INDIANAPOLIS (WISH) — A recent study from the National Institute on Alcohol Abuse and Alcoholism reveals a dramatic increase in the number of women dying from alcohol-related causes in the last 20 years.
Looking at U.S. death certificate data, researchers found that 73,000 people died in the U.S. because of liver disease and other alcohol-related illnesses in 2017.
That number is up from 36,000 in 1999.
While the study found men died at a higher rate than women, the greatest increases were found among females and people who were middle-aged and older.
Researchers also found women are dying from drinking at an earlier age.

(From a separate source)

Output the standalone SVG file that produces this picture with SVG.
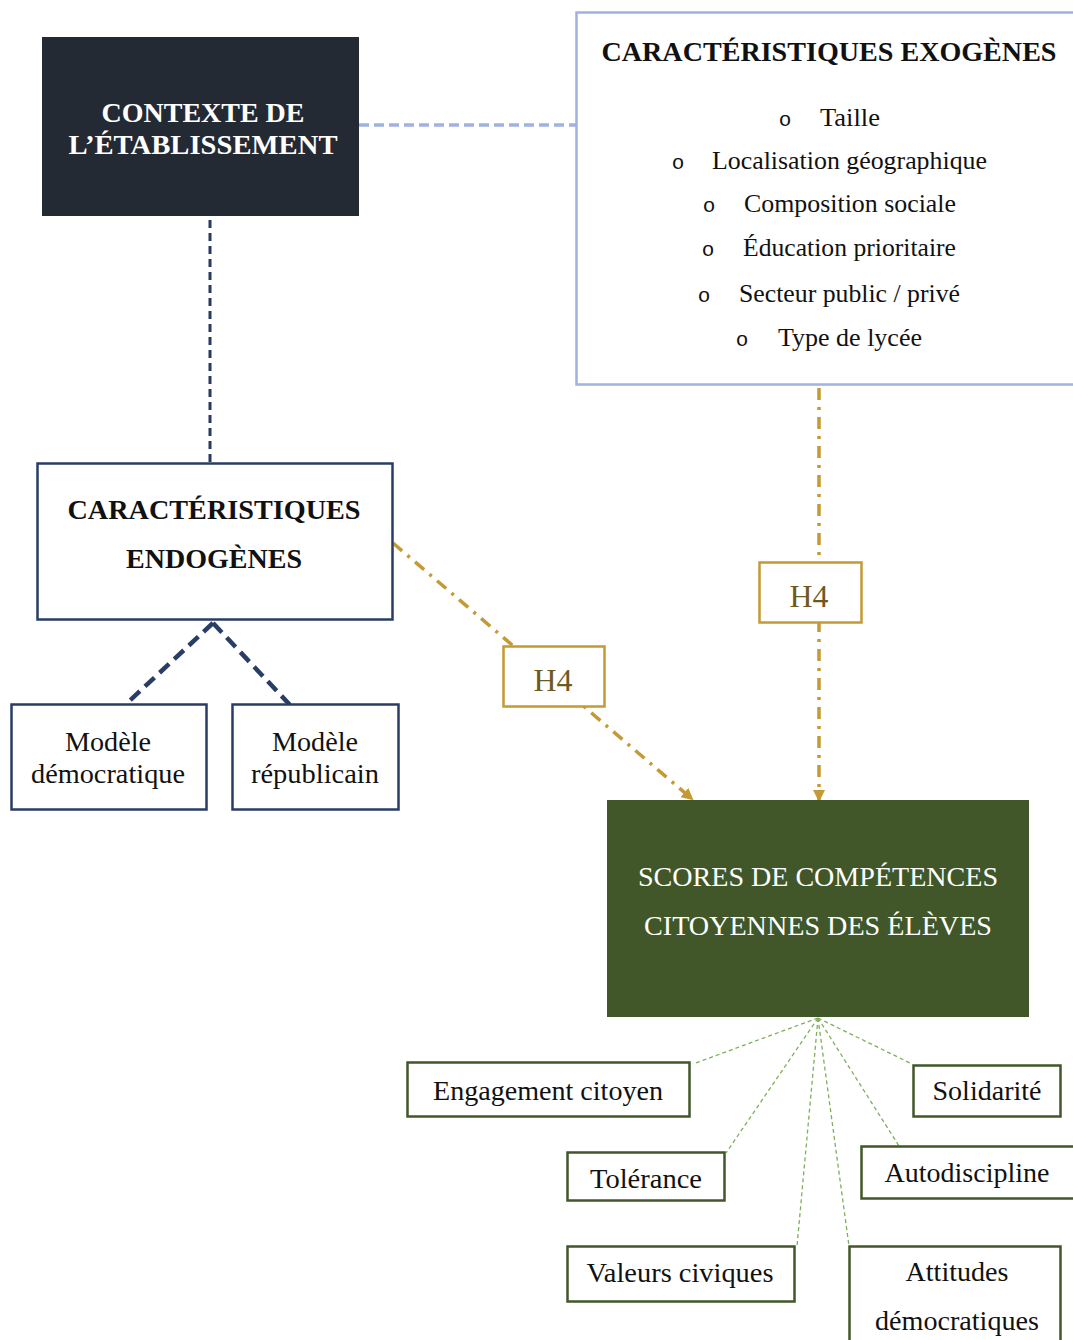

20 years ago the highest rate of death was 65-to-74 years old.
Dr. Louis M. Profeta, an Emergency medicine physician with Ascension St. Vincent, says our ability to metabolize alcohol changes as we age, combined with long term effects like liver disease and medications older people need.
But according to the study, in 2017 the highest rate of death age dropped by 10 years to 55 to 64.
Researches say this shows younger and middle aged women are binge drinking more.
“I do have a number of friends who drink a surprising amount, I think because as their kids get older, they are more free to do so,” said Indianapolis mom Lisa Portolese.
For 21-year-old Ashley Herndobler, she says going to the bars gets old after a while. But, she also says she can see herself drinking more wine at home as she gets older.
“I’d like to say I would start to drink less, but I may need a glass of wine once I start working and maybe my life gets more stressful,” said Herndobler.
Still overall, the study points to an increase in Americans drinking by about 8% in the last 20 years.
Dr. Profeta says he thinks the uptick is because drinking in general has become more acceptable, but warns everyone to be aware of how much is too much.
“Maybe a drink a day is too much when you talk about five to seven drinks a week, you’re starting to creep up there but guess what you just described half of the adult population in America today. So, what seems like not a lot of alcohol might be a fair amount,” said Dr. Profeta.
The study also suggests the number of Emergency Room visits from drinking is up, and according to Dr. Profeta, that’s a good thing.
“We want you there. Especially when people start mixing with other drugs like fentanyl or Xanax, we need them there to clear their airway and help them sober up in a safe place,” added Dr. Profeta.
Researches say the study is important in determining the burden drinking has on public health, including the long term effects on women.